◆ **TASK INSTRUCTIONS**:
Count how many lines hold the string "chart", and give only that number.

◆ **DATA EXTRACT**:
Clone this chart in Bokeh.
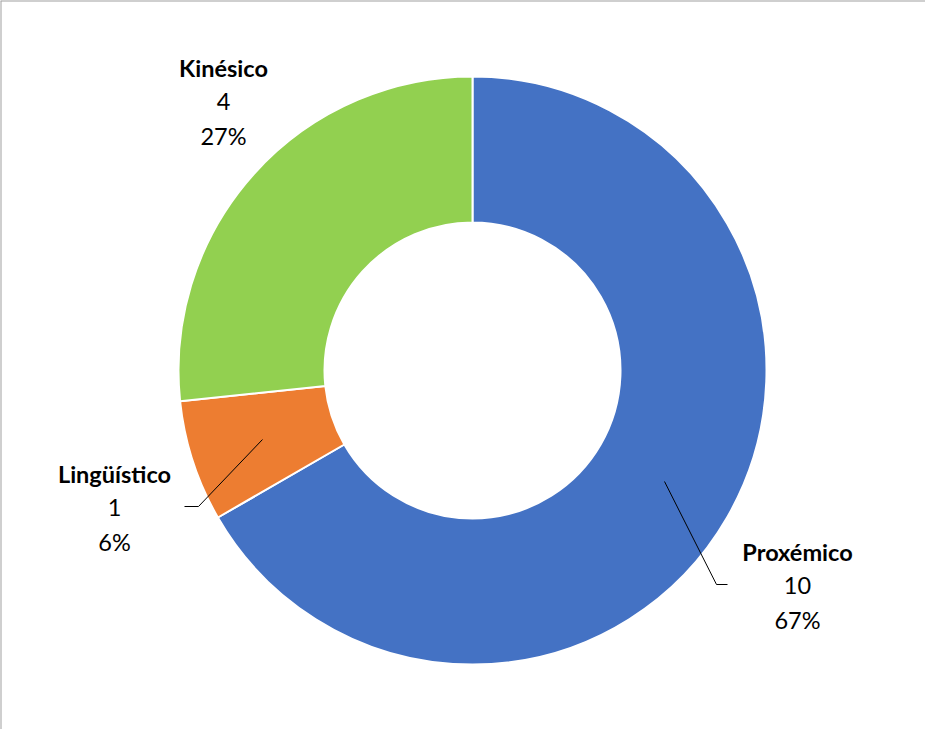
from math import pi
from bokeh.plotting import figure
from bokeh.models import Range1d, Span
from bokeh.core.properties import value
from bokeh.embed import file_html
from bokeh.resources import INLINE

# ---- data ----
categories = ["Proxémico", "Lingüístico", "Kinésico"]
counts = [10, 1, 4]
pct_labels = ["67%", "6%", "27%"]
colors = ["#4472C4", "#ED7D31", "#92D050"]

# ---- layout (pixel coordinates of the picture; y measured downward) ----
W, H = 925, 729
X0, Y0 = 8, 8
def fy(py):
    return 745 - py

cx, cy = 480, 378
r_out, r_in = 294, 148

p = figure(width=W, height=H, output_backend="svg", toolbar_location=None,
           x_range=Range1d(X0, X0 + W), y_range=Range1d(fy(Y0 + H), fy(Y0)),
           min_border=0)
p.axis.visible = False
p.xgrid.visible = False
p.ygrid.visible = False
p.outline_line_color = None
p.background_fill_color = "white"
p.border_fill_color = "white"

total = sum(counts)
starts, ends = [], []
cum = 0
for c in counts:
    starts.append(pi / 2 - 2 * pi * cum / total)
    cum += c
    ends.append(pi / 2 - 2 * pi * cum / total)

p.annular_wedge(x=[cx] * 3, y=[fy(cy)] * 3, inner_radius=r_in, outer_radius=r_out,
                start_angle=starts, end_angle=ends, direction="clock",
                fill_color=colors, line_color="white", line_width=2)

# leader lines
p.line(x=[270, 206, 192], y=[fy(447), fy(514), fy(514)], line_color="black", line_width=1)
p.line(x=[672, 724, 735], y=[fy(489), fy(592), fy(592)], line_color="black", line_width=1)

# labels
label_pos = {"Proxémico": (805, 559), "Lingüístico": (122, 481), "Kinésico": (231, 75)}
font = value("Lato")
fs = "23.5px"
for name, cnt, pct in zip(categories, counts, pct_labels):
    lx, ly = label_pos[name]
    p.text(x=[lx], y=[fy(ly)], text=[name], text_font=font, text_font_size=fs,
           text_font_style="bold", text_align="center", text_baseline="middle", text_color="black")
    p.text(x=[lx], y=[fy(ly + 34)], text=[str(cnt)], text_font=font, text_font_size=fs,
           text_align="center", text_baseline="middle", text_color="black")
    p.text(x=[lx], y=[fy(ly + 68)], text=[pct], text_font=font, text_font_size=fs,
           text_align="center", text_baseline="middle", text_color="black")

# chart border (top and left edges visible)
p.add_layout(Span(location=fy(Y0), dimension="width", line_color="#a0a0a0", line_width=2))
p.add_layout(Span(location=X0, dimension="height", line_color="#a0a0a0", line_width=2))

open("out.html", "w").write(file_html(p, INLINE))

◆ **ANSWER TO THIS EXERCISE**:
2